J. Mourdaunt Crook, The Greek Revival: Neo-Classical Attitudes in British Architecture 1760-1870, Revised Edition published by John Murray (Publishers) Ltd., London, 1995 (originally published in 1972). Softcover, 256 pages, 250 images, approximately 6 1/2 inches x 9 inches. (Various other editions, put out by various publishers, are available.)
Available for sale at Amazon.
The Greek Revival: Neo-Classical Attitudes in British Architecture 1760-1870 is divided into three sections. The first offers a very interesting history of the rediscovery of the ancient Greek structures (in the 1700's, it was seemingly almost as dangerous to explore Greece as it was to explore the frontier areas of the United States) and of the individuals and societies that were influential in documenting and publishing information on Greece.
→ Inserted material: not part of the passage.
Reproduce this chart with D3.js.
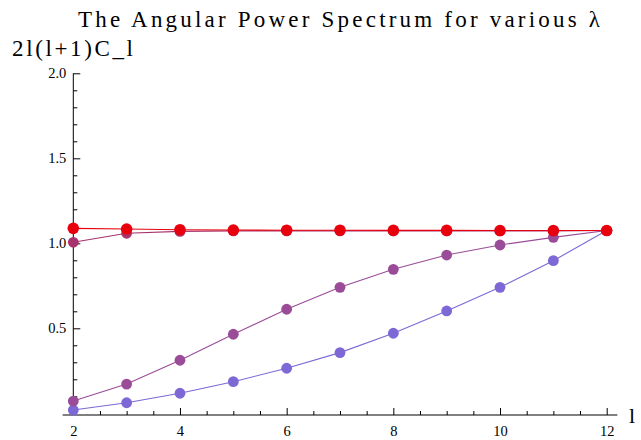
<!DOCTYPE html>
<html>
<head>
<meta charset="utf-8">
<script src="https://cdn.jsdelivr.net/npm/d3@7/dist/d3.min.js"></script>
</head>
<body style="margin:0">
<svg id="chart" width="641" height="440"></svg>
<script>
// ---- data ----
const ells = [2, 3, 4, 5, 6, 7, 8, 9, 10, 11, 12];
const seriesBlue    = [0.019, 0.062, 0.118, 0.186, 0.265, 0.357, 0.471, 0.602, 0.741, 0.898, 1.075];
const seriesPurple  = [0.072, 0.172, 0.312, 0.465, 0.612, 0.741, 0.847, 0.931, 0.990, 1.035, 1.075];
const seriesCrimson = [1.006, 1.059, 1.070, 1.073, 1.073, 1.073, 1.073, 1.073, 1.073, 1.073, 1.075];
const seriesRed     = [1.088, 1.084, 1.080, 1.078, 1.077, 1.077, 1.076, 1.076, 1.075, 1.075, 1.075];
const seriesColors  = ["#7d68d6", "#9a4c98", "#a8336c", "#e8000c"];
const xMajorTicks = [2, 4, 6, 8, 10, 12];
const xMinorTicks = [2.5, 3, 3.5, 4.5, 5, 5.5, 6.5, 7, 7.5, 8.5, 9, 9.5, 10.5, 11, 11.5];
const yMajorTicks = [0.5, 1.0, 1.5, 2.0];
const yMinorTicks = [0.1, 0.2, 0.3, 0.4, 0.6, 0.7, 0.8, 0.9, 1.1, 1.2, 1.3, 1.4, 1.6, 1.7, 1.8, 1.9];
const titleText = "The Angular Power Spectrum for various \u03bb";
const yLabelText = "2l(l+1)C_l";
const xLabelText = "l";

const FONT = "Liberation Serif";
const svg = d3.select("#chart");

const x = d3.scaleLinear().domain([2, 12]).range([73.3, 606.7]);
const y = d3.scaleLinear().domain([0, 1]).range([413.3, 243.3]);
const xAxisY = y(-0.01);

// ---- axes ----
const gx = svg.append("g").attr("transform", `translate(0,${xAxisY})`);
gx.append("g").call(d3.axisBottom(x).tickValues(xMinorTicks).tickSizeInner(-4).tickSizeOuter(0).tickFormat(""))
  .call(g => g.select(".domain").remove());
gx.append("g").call(d3.axisBottom(x).tickValues(xMajorTicks).tickSizeInner(-7).tickSizeOuter(0).tickPadding(11).tickFormat(d3.format("d")))
  .call(g => g.select(".domain").remove());
gx.selectAll("line").attr("stroke", "#000").attr("stroke-width", 1);
gx.append("line").attr("x1", x(1.8)).attr("x2", x(12.2)).attr("y1", 0).attr("y2", 0).attr("stroke", "#000").attr("stroke-width", 1);

const gy = svg.append("g").attr("transform", `translate(${x(2)},0)`);
gy.append("g").call(d3.axisLeft(y).tickValues(yMinorTicks).tickSizeInner(-4).tickSizeOuter(0).tickFormat(""))
  .call(g => g.select(".domain").remove());
gy.append("g").call(d3.axisLeft(y).tickValues(yMajorTicks).tickSizeInner(-7).tickSizeOuter(0).tickPadding(7).tickFormat(d3.format(".1f")))
  .call(g => g.select(".domain").remove());
gy.selectAll("line").attr("stroke", "#000").attr("stroke-width", 1);
gy.append("line").attr("x1", 0).attr("x2", 0).attr("y1", y(2.0)).attr("y2", xAxisY).attr("stroke", "#000").attr("stroke-width", 1);

svg.selectAll(".tick text").attr("font-family", FONT).attr("font-size", 14.5).attr("fill", "#000");

// ---- series ----
const allSeries = [seriesBlue, seriesPurple, seriesCrimson, seriesRed];
const line = d3.line().x((d, i) => x(ells[i])).y(d => y(d));
allSeries.forEach((vals, si) => {
  const g = svg.append("g");
  g.append("path").datum(vals).attr("d", line)
    .attr("fill", "none").attr("stroke", seriesColors[si]).attr("stroke-width", 1.1);
  g.selectAll("circle").data(vals).join("circle")
    .attr("cx", (d, i) => x(ells[i])).attr("cy", d => y(d))
    .attr("r", si === 3 ? 5.8 : 5.4)
    .attr("fill", seriesColors[si]);
});

// ---- texts ----
const labels = [
  {t: titleText, x: 78, y: 27, s: 23, len: 522},
  {t: yLabelText, x: 12, y: 56, s: 23, len: 121},
  {t: xLabelText, x: 629, y: 423, s: 22, len: null}
];
svg.selectAll("text.lbl").data(labels).join("text")
  .attr("class", "lbl")
  .attr("x", d => d.x).attr("y", d => d.y)
  .attr("font-size", d => d.s)
  .attr("font-family", FONT)
  .text(d => d.t)
  .each(function(d) {
    if (d.len) d3.select(this).attr("textLength", d.len).attr("lengthAdjust", "spacing");
  });
</script>
</body>
</html>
The second part focuses on the architects who took the classic forms and re-interpreted them into new structures throughout Great Britian, and on the philosophy behind the Greek Revival style. The third part is a photographic study of the Greek Revival style in Great Britian (primarily structures in England and Scotland) and reprints of paintings, architectural renderings, etc. that exhibit Greek Revival buildings and architectural elements.
Americans tend to think of the Greek Revival as something uniquely American (in fact, the Greek Revival is sometimes called our national style), but this book makes it clear that the Greek Revival here had its roots in England. I found it fascinating to read about the development of the style and to view illustrations of the English examples, which can vary quite a bit in size and shape from American examples. I also found it extremely interesting to read about and see pictures of architect Benjamin Henry Latrobe's work in England, which predates his work here in America.